Claim: There exists an index two subgroup $H\le G$ and a character $\eta\colon H\to\mathbb C^\times$ such that $\rho = \mathrm{Ind}_H^G(\eta)$.

Proof: First note that $\rho \cong \rho^\vee\otimes \det\rho$. This is always true for two-dimensional representations.

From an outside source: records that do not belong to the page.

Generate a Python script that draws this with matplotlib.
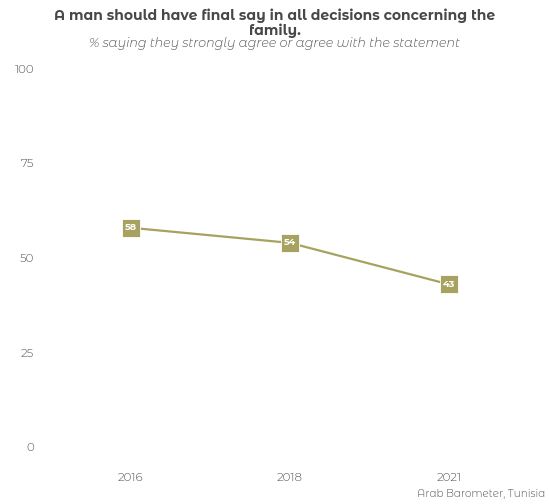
import matplotlib.pyplot as plt

plt.rcParams['font.family'] = ['Montserrat Alternates', 'Open Sans', 'DejaVu Sans']

years = ["2016", "2018", "2021"]
values = [58, 54, 43]
y_ticks = [0, 25, 50, 75, 100]

LINE_COLOR = "#A8A260"
TEXT_COLOR = "#555555"

fig = plt.figure(figsize=(5.49, 5.04), dpi=100)
ax = fig.add_axes([51 / 549, 1 - 456.5 / 504, 478 / 549, 397 / 504])

x = list(range(len(years)))
ax.plot(x, values, color=LINE_COLOR, linewidth=1.6, zorder=2)
ax.plot(x, values, linestyle="none", marker="s", markersize=13.5,
        color=LINE_COLOR, markeredgecolor="white", markeredgewidth=0.6, zorder=3)
for xi, v in zip(x, values):
    ax.text(xi, v, f"{v}", ha="center", va="center", color="white",
            fontsize=7, fontweight="bold", zorder=4)

ax.set_xlim(-0.5, 2.5)
ax.set_ylim(-2.5, 102.5)
ax.set_xticks(x)
ax.set_xticklabels(years)
ax.set_yticks(y_ticks)
ax.tick_params(length=0, colors=TEXT_COLOR, labelsize=8.5)
ax.tick_params(axis="x", pad=12)
ax.tick_params(axis="y", pad=12)
for lab in ax.get_xticklabels() + ax.get_yticklabels():
    lab.set_fontweight(300)
for s in ax.spines.values():
    s.set_visible(False)

fig.text(0.5, 1 - 23 / 504, "A man should have final say in all decisions concerning the\nfamily.",
         ha="center", va="center", fontsize=10, fontweight="bold",
         color="#484848", linespacing=1.0)
fig.text(0.5, 1 - 44 / 504, "% saying they strongly agree or agree with the statement",
         ha="center", va="center", fontsize=9.1, style="italic", weight=300, color=TEXT_COLOR)
fig.text(1 - 4 / 549, 1 - 494 / 504, "Arab Barometer, Tunisia",
         ha="right", va="center", fontsize=7.5, weight=300, color=TEXT_COLOR)

fig.savefig("out.png", dpi=100)
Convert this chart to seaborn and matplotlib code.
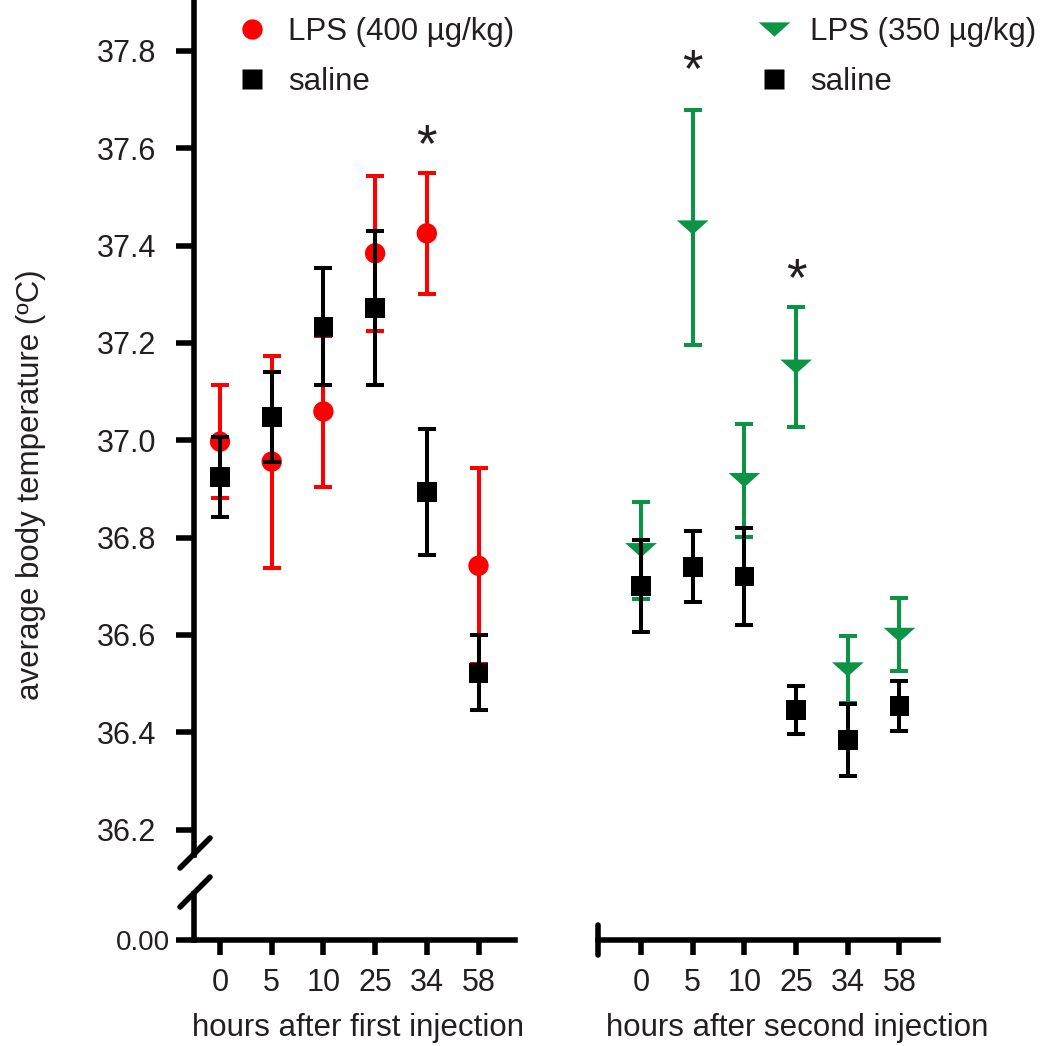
import numpy as np
import matplotlib
matplotlib.use("Agg")
import matplotlib.pyplot as plt
import seaborn as sns
from matplotlib.lines import Line2D

# ---------------- data ----------------
hours = ["0", "5", "10", "25", "34", "58"]

lps1_mean = [36.997, 36.956, 37.059, 37.384, 37.425, 36.742]
lps1_sem = [0.116, 0.218, 0.156, 0.159, 0.124, 0.201]
sal1_mean = [36.925, 37.048, 37.233, 37.272, 36.894, 36.522]
sal1_sem = [0.082, 0.092, 0.120, 0.158, 0.130, 0.077]

lps2_mean = [36.774, 37.437, 36.918, 37.151, 36.529, 36.600]
lps2_sem = [0.100, 0.242, 0.116, 0.123, 0.069, 0.075]
sal2_mean = [36.700, 36.740, 36.720, 36.446, 36.384, 36.454]
sal2_sem = [0.095, 0.073, 0.099, 0.049, 0.074, 0.052]

star1_idx = [4]
star1_y = [37.624]
star2_idx = [1, 3]
star2_y = [37.778, 37.350]

yticks = [36.2, 36.4, 36.6, 36.8, 37.0, 37.2, 37.4, 37.6, 37.8]

# ---------------- style ----------------
sns.set_style("ticks")
plt.rcParams["font.family"] = ["Liberation Sans", "DejaVu Sans"]
plt.rcParams["axes.edgecolor"] = "black"
TXT = "#231f20"
RED = "#ff0000"
GREEN = "#0b9444"
LW = 4.0
FS = 22

W, H = 1047, 1046
fig = plt.figure(figsize=(W / 100, H / 100), dpi=100)


def rect(l, t, r, b):
    return [l / W, 1 - b / H, (r - l) / W, (b - t) / H]


def yval(py):
    return 37.0 + (440.2 - py) / 486.7


ax_top = fig.add_axes(rect(194, 0, 515, 855))
ax_bot = fig.add_axes(rect(194, 894, 515, 940))
ax_r = fig.add_axes(rect(598, 0, 938, 940))

tri = [(-1.0, 0.45), (1.0, 0.45), (0.0, -0.45)]

S_CIRC, S_SQ, S_TRI = 215, 200, 520


def draw(ax, mean, sem, color, marker, s, z):
    x = np.arange(len(hours))
    ax.errorbar(x, mean, yerr=sem, fmt="none", ecolor=color, elinewidth=2.9,
                capsize=6.8, capthick=2.9, zorder=z)
    sns.scatterplot(x=x, y=mean, ax=ax, marker=marker, s=s, color=color,
                    edgecolor="none", linewidth=0, zorder=z + 0.5, legend=False)


draw(ax_top, lps1_mean, lps1_sem, RED, "o", S_CIRC, 2)
draw(ax_top, sal1_mean, sal1_sem, "black", "s", S_SQ, 4)
draw(ax_r, lps2_mean, lps2_sem, GREEN, tri, S_TRI, 2)
draw(ax_r, sal2_mean, sal2_sem, "black", "s", S_SQ, 4)

STAR_FS = 38
for ax, idx, ys in [(ax_top, star1_idx, star1_y), (ax_r, star2_idx, star2_y)]:
    for i, y in zip(idx, ys):
        ax.annotate("*", xy=(i, y), xytext=(0, -0.47 * STAR_FS), textcoords="offset points",
                    ha="center", va="baseline", fontsize=STAR_FS, color=TXT)

# ---------------- axes ----------------
xl_left = (-0.503, 5.706)
xl_right = (-0.832, 5.745)

ax_top.set_xlim(*xl_left)
ax_top.set_ylim(yval(855), yval(0))
ax_top.set_yticks(yticks)
ax_top.set_yticklabels([f"{v:.1f}" for v in yticks])
ax_top.set_xticks([])
for sp in ["top", "right", "bottom"]:
    ax_top.spines[sp].set_visible(False)
ax_top.spines["left"].set_linewidth(LW)
ax_top.tick_params(axis="y", direction="out", length=13, width=LW, pad=14,
                   labelsize=FS, labelcolor=TXT, color="black")

ax_bot.set_xlim(*xl_left)
ax_bot.set_ylim(0, 0.1)
ax_bot.set_yticks([0])
ax_bot.set_yticklabels(["0.00"])
ax_bot.set_xticks(np.arange(len(hours)))
ax_bot.set_xticklabels(hours)
for sp in ["top", "right"]:
    ax_bot.spines[sp].set_visible(False)
for sp in ["left", "bottom"]:
    ax_bot.spines[sp].set_linewidth(LW)
ax_bot.tick_params(axis="y", direction="out", length=13, width=LW, pad=4,
                   labelsize=20, labelcolor=TXT, color="black")
ax_bot.tick_params(axis="x", direction="out", length=11, width=LW, pad=9,
                   labelsize=FS, labelcolor=TXT, color="black")

ax_r.set_xlim(*xl_right)
ax_r.set_ylim(yval(940), yval(0))
ax_r.set_yticks([])
ax_r.set_xticks(np.arange(len(hours)))
ax_r.set_xticklabels(hours)
for sp in ["top", "right", "left"]:
    ax_r.spines[sp].set_visible(False)
ax_r.spines["bottom"].set_linewidth(LW)
ax_r.tick_params(axis="x", direction="out", length=11, width=LW, pad=9,
                 labelsize=FS, labelcolor=TXT, color="black")
ax_r.add_line(Line2D([0, 0], [-15 / 940, 15 / 940], transform=ax_r.transAxes,
                     color="black", lw=LW, clip_on=False, solid_capstyle="round"))

for ax in (ax_top, ax_bot, ax_r):
    ax.set_facecolor("none")

# axis break marks
for (x0, y0, x1, y1) in [(180, 868, 210, 838), (180, 907, 210, 877)]:
    fig.add_artist(Line2D([x0 / W, x1 / W], [1 - y0 / H, 1 - y1 / H],
                          transform=fig.transFigure, color="black", lw=LW))

# labels
fig.text(31 / W, 1 - 485 / H, "average body temperature (ºC)", rotation=90,
         ha="center", va="center", fontsize=22.5, color=TXT)
fig.text(358 / W, 1 - 1028 / H, "hours after first injection", ha="center",
         va="center", fontsize=22.5, color=TXT)
fig.text(797 / W, 1 - 1028 / H, "hours after second injection", ha="center",
         va="center", fontsize=22.5, color=TXT)

# legends
LFS = 22.5
h1 = [Line2D([], [], ls="none", marker="o", ms=np.sqrt(S_CIRC), color=RED, mec="none"),
      Line2D([], [], ls="none", marker="s", ms=np.sqrt(S_SQ), color="black", mec="none")]
h2 = [Line2D([], [], ls="none", marker=tri, ms=np.sqrt(S_TRI), color=GREEN, mec="none"),
      Line2D([], [], ls="none", marker="s", ms=np.sqrt(S_SQ), color="black", mec="none")]
hl = 1.0 * LFS * 100 / 72
for hs, labs, mx in [(h1, ["LPS (400 µg/kg)", "saline"], 252),
                     (h2, ["LPS (350 µg/kg)", "saline"], 774)]:
    leg = fig.legend(hs, labs, loc="upper left",
                     bbox_to_anchor=((mx - hl / 2) / W, 1 - 17 / H),
                     frameon=False, fontsize=LFS, handlelength=1.0,
                     handletextpad=0.65, labelspacing=0.64, borderpad=0,
                     borderaxespad=0, labelcolor=TXT)

fig.savefig("out.png", dpi=100)
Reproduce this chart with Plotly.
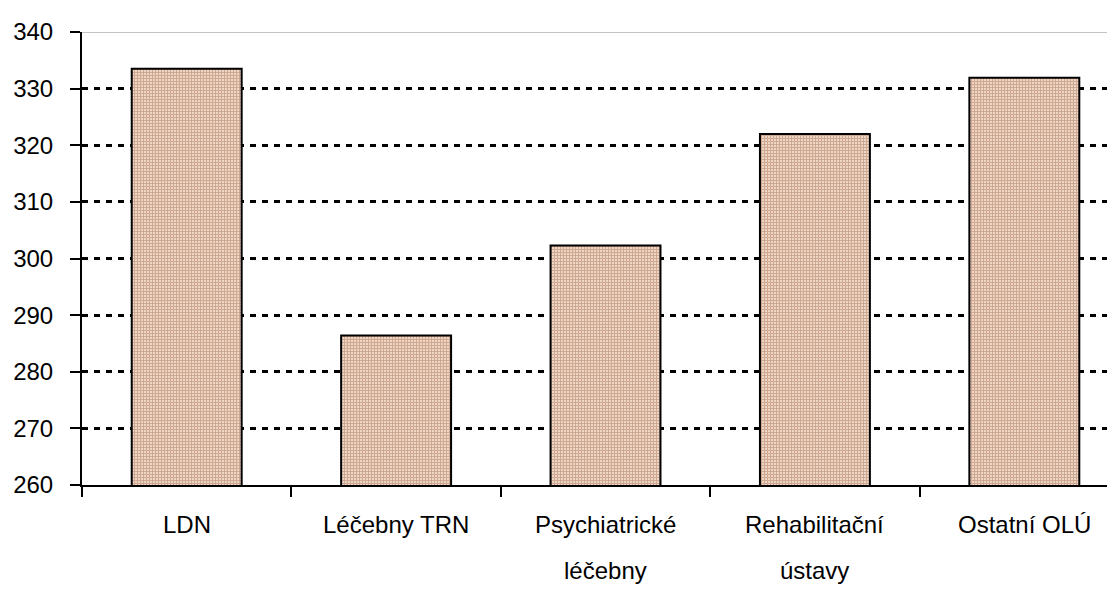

Hence, we have $$1=(\rho, \rho) = (\rho\otimes\rho^\vee, 1) = (\rho\otimes\rho, \det(\rho)) = (\mathrm{Sym}^2(\rho) + \det(\rho), \det(\rho)),$$ from which it follows that $(\mathrm{Sym}^2(\rho),\det(\rho)) = 0$. Thus $\det(\rho)\ne \chi$.

Now $$\begin{align*}(\rho, \rho\otimes\chi\det(\rho)^{-1}) &= (\rho, \rho^\vee\otimes\chi)\\&=(\rho\otimes\rho , \chi)\\&=(\mathrm{Sym}^2(\rho), \chi) = 1\end{align*}$$

Hence, $\rho\cong\rho\otimes\chi'$ for a non trivial character $\chi'$. Taking determinants, it's clear that $\chi'$ has order $2$. Hence, its kernel is a subgroup $H\le G$ of index $2$. It follows from Clifford theory that $\rho|_H$ contains a one-dimensional subrepresentation $\eta$. Finally, $$1\ge (\rho, \mathrm{Ind}_H^G\eta) = (\rho|_H, \eta) \ge 1$$ and the result follows.

So to find an example, just chose any group with a two-dimensional representation whose projective image is not dihedral. As pointed out in the other answer, the smallest example is the two-dimensional representation of $\mathrm{SL}_2(\mathbb F_3)$, whose image in $\mathrm{PGL}_2(\mathbb C)$ is $A_4$.